NEW YORK (Reuters) - Bill Gross, manager of PIMCO, the world’s largest bond fund, said on Tuesday the subprime mortgage crisis gripping U.S. financial markets was not an isolated event and will eventually take a toll on the economy.
Gross, the chief investment officer of Pacific Investment Management Co., or PIMCO, also said in his July investment outlook that the crisis would prompt the Federal Reserve to lower the benchmark interest rate by year-end.
“To death and taxes you can add this to your list of inevitabilities: the subprime crisis is not an isolated event and it won’t be contained by a few days of headlines in The New York Times,” he said.
By midday on Tuesday, short-term U.S. interest rate futures were showing a roughly 36 percent chance of a quarter-percentage-point cut in the benchmark fed funds rate by the end of 2007.
That is down from a 42 percent probability early Tuesday, but up from just 2 percent on June 18, just before problems emerged at a pair of Bear Stearns Cos.’ BSC.N hedge funds.
Gross said in an interview that he had spoken with former Fed Chairman Alan Greenspan, but declined to say what had been discussed. Greenspan is an economic consultant for PIMCO.

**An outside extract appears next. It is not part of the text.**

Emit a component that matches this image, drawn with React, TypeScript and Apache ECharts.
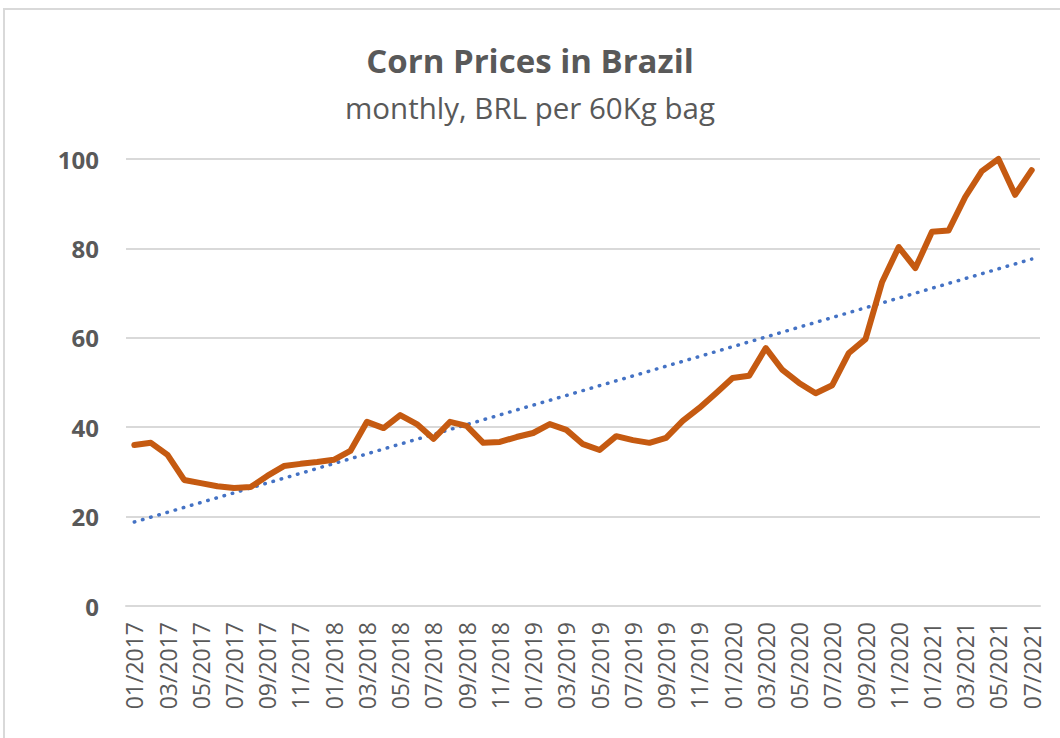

In the newsletter, posted at the company’s Web site, he said the recent Bear Stearns hedge fund rescue was reminiscent of the Long-Term Capital Management episode nearly a decade ago.
He was referring to the August 1998 collapse of the steeply leveraged hedge fund Long-Term Capital Management, which triggered worldwide panic and ultimately led the Federal Reserve Bank of New York to broker a $3.6 billion bailout to keep financial markets stable.
“Shame on you Mr. Stearns, or whoever you were, for scaring us investors like that and moving the Blackstone (BX.N) IPO to the second page of the WSJ,” writes Gross, referring to The Wall Street Journal. “We should have had a week of revelry and celebration of levered risk-taking.”
Gross said there are hundreds of billions of dollars of subprime residential mortgage-backed securities (RMBS), derivatives on subprime RMBS and collateralized debt obligations (CDOs) that buy subprime RMBS and/or the derivatives on the RMBS — all of which he considers “toxic waste.”
“Whether or not they’re in CDOs or Bear Stearns hedge funds matter only to the extent of the timing of the unwind,” said Gross, who manages the $104 billion PIMCO Total Return Fund.
The subprime crisis “may be just what the Fed has been looking for — easy credit becoming less easy; excessive liquidity returning to more rational levels,” he added.
Nonetheless, he said he expects the Fed to issue an “insurance” policy in the form of a lower short-term interest rate over the next six months.
The Fed is expected to keep the benchmark fed funds rate steady at 5.25 percent at its next policy meeting this week.
Gross also said that the subprime crisis will reduce consumption and new home building in the next 12 to 18 months.
He cited a report by Bank of America that estimates that approximately $500 billion of adjustable rate mortgages are scheduled to reset higher this year by an average of over 200 basis points. In 2008, nearly $700 billion in ARMs are subject to reset, nearly 3/4 of which are subprime-rated, he added.
According to Gross, the knock-on effect of the subprime crisis will unfold in these resets and the ultimate impact they will have on the prices of homes — “the collateral that’s so critical in this asset-backed, and therefore interest-rate sensitive finance-based economy of 2007 and beyond.”
All told, Gross said he does not have an overweight position in Treasuries because “it’s hard to be since government bonds are owned primarily by foreign central banks.”
Instead, he said he has an overweight position in the swaps markets, “which are one notch below agencies in terms of the credit chain.”
Earlier this month, Gross conceded that the snappy pace of global economic growth will likely keep bonds on their heels.
Gross forecast that benchmark Treasury yields will range higher than previously expected, which prompted him to acknowledge he is now a “bear market manager” after a quarter-century as the global bond market’s most powerful bull.
Solid global growth and a mild acceleration of inflation in the United States and global economy will drive 10-year Treasury yields to top out at 6.5 percent over the next three to five years as opposed to the 5.5 percent ceiling previously forecast, Gross said.